The Coriolis force magnitude is about 0.0206 N.
Example 2: Calculate velocity
Suppose force is 0.05 N, latitude is 60°, mass is 20 kg, and Earth’s angular velocity is 0.000072921 rad/s.
The required horizontal velocity is about 19.79 m/s.
FAQs
Why does the calculator use the absolute value of sine latitude?
The calculator returns force magnitude, so it uses |sin(latitude)|. This keeps the result positive for both northern and southern latitudes. A signed formula can show direction, but this calculator is focused on magnitude.
Does this calculator show the direction of the Coriolis effect?
No.
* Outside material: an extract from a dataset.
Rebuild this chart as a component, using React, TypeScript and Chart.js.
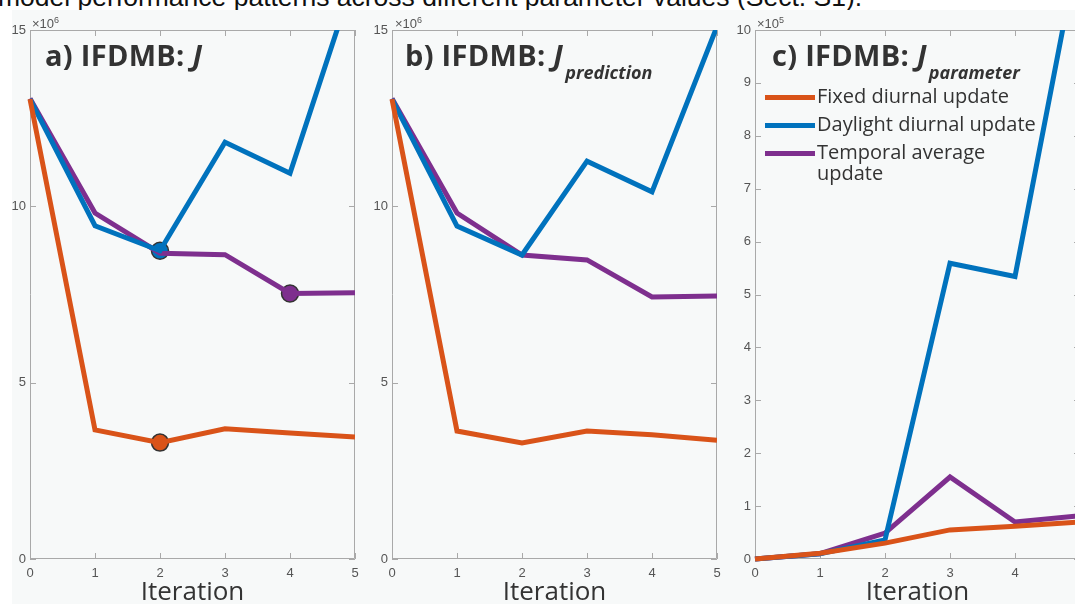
import React, { useEffect, useRef } from "react";
import { Chart, registerables } from "chart.js";
Chart.register(...registerables);

// ---- data ----
const iterations = [0, 1, 2, 3, 4, 5];
const xTickLabels = ["0", "1", "2", "3", "4", "5"];

// panel a) J (x10^6)
const fixedA = [13.04, 3.66, 3.3, 3.69, 3.57, 3.46];
const daylightA = [13.04, 9.45, 8.74, 11.82, 10.94, 16.55];
const temporalA = [13.06, 9.81, 8.67, 8.63, 7.53, 7.55];
// panel b) J prediction (x10^6)
const fixedB = [13.04, 3.63, 3.29, 3.63, 3.52, 3.37];
const daylightB = [13.04, 9.44, 8.62, 11.28, 10.41, 15.1];
const temporalB = [13.06, 9.81, 8.62, 8.48, 7.43, 7.46];
// panel c) J parameter (x10^5)
const fixedC = [0, 0.11, 0.3, 0.55, 0.62, 0.7];
const daylightC = [0, 0.1, 0.36, 5.59, 5.34, 11.7];
const temporalC = [0, 0.1, 0.49, 1.55, 0.7, 0.82];

const seriesNames = ["Fixed diurnal update", "Daylight diurnal update", "Temporal average update"];
const seriesColors = ["#D95319", "#0072BD", "#7E2F8E"];

// highlighted points in panel a: [series index, iteration index]
const markersA: [number, number][] = [
  [0, 2],
  [1, 2],
  [2, 4],
];

const BG = "#f7f9f9";
const AXIS = "#a9a9a9";

const boxPlugin = {
  id: "matlabBox",
  beforeDatasetsDraw(chart: any) {
    const { ctx, chartArea } = chart;
    const { left, right, top, bottom } = chartArea;
    const x = chart.scales.x;
    const y = chart.scales.y;
    ctx.save();
    ctx.strokeStyle = AXIS;
    ctx.lineWidth = 1;
    ctx.beginPath();
    ctx.rect(left + 0.5, top + 0.5, right - left - 1, bottom - top - 1);
    const tl = 6;
    x.ticks.forEach((t: any) => {
      const px = Math.round(x.getPixelForValue(t.value)) + 0.5;
      ctx.moveTo(px, bottom);
      ctx.lineTo(px, bottom - tl);
      ctx.moveTo(px, top);
      ctx.lineTo(px, top + tl);
    });
    y.ticks.forEach((t: any) => {
      const py = Math.round(y.getPixelForValue(t.value)) + 0.5;
      ctx.moveTo(left, py);
      ctx.lineTo(left + tl, py);
      ctx.moveTo(right, py);
      ctx.lineTo(right - tl, py);
    });
    ctx.stroke();
    ctx.restore();
  },
};

type PanelProps = {
  left: number;
  series: number[][];
  markers: [number, number][];
  yMax: number;
  yStep: number;
};

const PLOT_W = 325;
const AXIS_W = 30;
const TOP = 30;
const BOTTOM_H = 45;
const CANVAS_H = 604;
const TICK_FONT = { family: "'Liberation Sans', Arial, sans-serif", size: 13 };

function Panel({ left, series, markers, yMax, yStep }: PanelProps) {
  const ref = useRef<HTMLCanvasElement>(null);
  useEffect(() => {
    if (!ref.current) return;
    const lineSets = series.map((d, si) => ({
      label: seriesNames[si],
      data: iterations.map((x, i) => ({ x, y: d[i] })),
      borderColor: seriesColors[si],
      backgroundColor: seriesColors[si],
      borderWidth: 5,
      pointRadius: 0,
      tension: 0,
      borderJoinStyle: "miter" as const,
      clip: { left: 6, top: 0, right: 0, bottom: 6 },
    }));
    const markerSets = markers.map(([si, idx]) => ({
      label: "marker",
      data: [{ x: iterations[idx], y: series[si][idx] }],
      showLine: false,
      pointRadius: 8.5,
      pointBackgroundColor: seriesColors[si],
      pointBorderColor: "#333333",
      pointBorderWidth: 1.5,
      clip: 12,
    }));
    const chart = new Chart(ref.current, {
      type: "line",
      data: { datasets: [...lineSets, ...markerSets] as any },
      options: {
        animation: false,
        responsive: false,
        events: [],
        layout: { padding: { top: TOP, right: 15, left: 0, bottom: 0 } },
        plugins: { legend: { display: false }, tooltip: { enabled: false } },
        scales: {
          x: {
            type: "linear",
            min: 0,
            max: 5,
            grid: { display: false, drawTicks: false },
            border: { display: false },
            ticks: {
              stepSize: 1,
              padding: 7,
              color: "#555555",
              font: TICK_FONT,
              callback: (v: any) => xTickLabels[iterations.indexOf(Number(v))] ?? "",
            },
            afterFit: (s: any) => {
              s.height = BOTTOM_H;
            },
          },
          y: {
            type: "linear",
            min: 0,
            max: yMax,
            grid: { display: false, drawTicks: false },
            border: { display: false },
            ticks: {
              stepSize: yStep,
              padding: 4,
              color: "#555555",
              font: TICK_FONT,
            },
            afterFit: (s: any) => {
              s.width = AXIS_W;
            },
          },
        },
      },
      plugins: [boxPlugin],
    });
    return () => chart.destroy();
  }, []);
  const w = AXIS_W + PLOT_W + 15;
  return (
    <canvas
      ref={ref}
      width={w}
      height={CANVAS_H}
      style={{ position: "absolute", left: left - AXIS_W, top: 0, width: w, height: CANVAS_H }}
    />
  );
}

const titleStyle: React.CSSProperties = {
  position: "absolute",
  top: 40,
  fontFamily: "'Open Sans'",
  fontWeight: 700,
  fontSize: 29,
  lineHeight: "29px",
  letterSpacing: 0.3,
  color: "#333333",
  whiteSpace: "nowrap",
};
const subStyle: React.CSSProperties = {
  fontSize: 18,
  fontStyle: "italic",
  letterSpacing: 0,
  verticalAlign: -13,
  marginLeft: 2,
};
const expStyle: React.CSSProperties = {
  position: "absolute",
  top: 13,
  fontFamily: "'Liberation Sans'",
  fontSize: 13,
  lineHeight: "15px",
  color: "#555555",
};
const iterStyle: React.CSSProperties = {
  position: "absolute",
  top: 575,
  width: PLOT_W,
  textAlign: "center",
  fontFamily: "'Open Sans'",
  fontSize: 26,
  lineHeight: "30px",
  color: "#333333",
};

function Exp({ left, p }: { left: number; p: string }) {
  return (
    <div style={{ ...expStyle, left }}>
      ×10<sup style={{ fontSize: 9, verticalAlign: 5 }}>{p}</sup>
    </div>
  );
}

export default function App() {
  return (
    <div
      style={{
        position: "absolute",
        left: 0,
        top: 0,
        width: 1075,
        height: 604,
        overflow: "hidden",
        background: "#ffffff",
      }}
    >
      <div
        style={{
          position: "absolute",
          left: -2,
          top: -18,
          fontFamily: "'Liberation Sans'",
          fontSize: 26.5,
          lineHeight: "30px",
          color: "#111",
          whiteSpace: "nowrap",
        }}
      >
        model performance patterns across different parameter values (Sect. S1).
      </div>
      <div style={{ position: "absolute", left: 12, top: 10, right: 0, bottom: 0, background: BG }} />

      <Panel left={30} series={[fixedA, daylightA, temporalA]} markers={markersA} yMax={15} yStep={5} />
      <Panel left={392} series={[fixedB, daylightB, temporalB]} markers={[]} yMax={15} yStep={5} />
      <Panel left={755} series={[fixedC, daylightC, temporalC]} markers={[]} yMax={10} yStep={1} />

      <Exp left={32} p="6" />
      <Exp left={395} p="6" />
      <Exp left={757} p="5" />

      <div style={{ ...titleStyle, left: 45 }}>
        a) IFDMB: <i>J</i>
      </div>
      <div style={{ ...titleStyle, left: 405 }}>
        b) IFDMB: <i>J</i>
        <span style={subStyle}>prediction</span>
      </div>
      <div style={{ ...titleStyle, left: 772 }}>
        c) IFDMB: <i>J</i>
        <span style={subStyle}>parameter</span>
      </div>

      <div
        style={{
          position: "absolute",
          left: 765,
          top: 85,
          fontFamily: "'Open Sans'",
          fontSize: 20,
          color: "#333333",
        }}
      >
        {seriesNames.map((n, i) => (
          <div key={n} style={{ display: "flex", alignItems: "flex-start", height: 28 }}>
            <div
              style={{
                width: 50,
                height: 5,
                background: seriesColors[i],
                marginTop: 10,
                marginRight: 2,
                flex: "none",
              }}
            />
            <div style={{ lineHeight: "21px", width: i === 2 ? 180 : 260 }}>
              {i === 2 ? (
                <>
                  Temporal average
                  <br />
                  update
                </>
              ) : (
                n
              )}
            </div>
          </div>
        ))}
      </div>

      <div style={{ ...iterStyle, left: 30 }}>Iteration</div>
      <div style={{ ...iterStyle, left: 392 }}>Iteration</div>
      <div style={{ ...iterStyle, left: 755 }}>Iteration</div>
    </div>
  );
}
It calculates the magnitude of the horizontal Coriolis force only. Direction depends on hemisphere and direction of motion. In general, moving objects are deflected to the right in the Northern Hemisphere and to the left in the Southern Hemisphere.
Why can latitude 0° cause problems when solving for mass, velocity, or angular velocity?
At the equator, sin(0°) = 0, so the formula gives a Coriolis force magnitude of zero for horizontal motion. If you try to solve for mass, velocity, or angular velocity using a nonzero force at 0°, the equation would require division by zero or inconsistent inputs.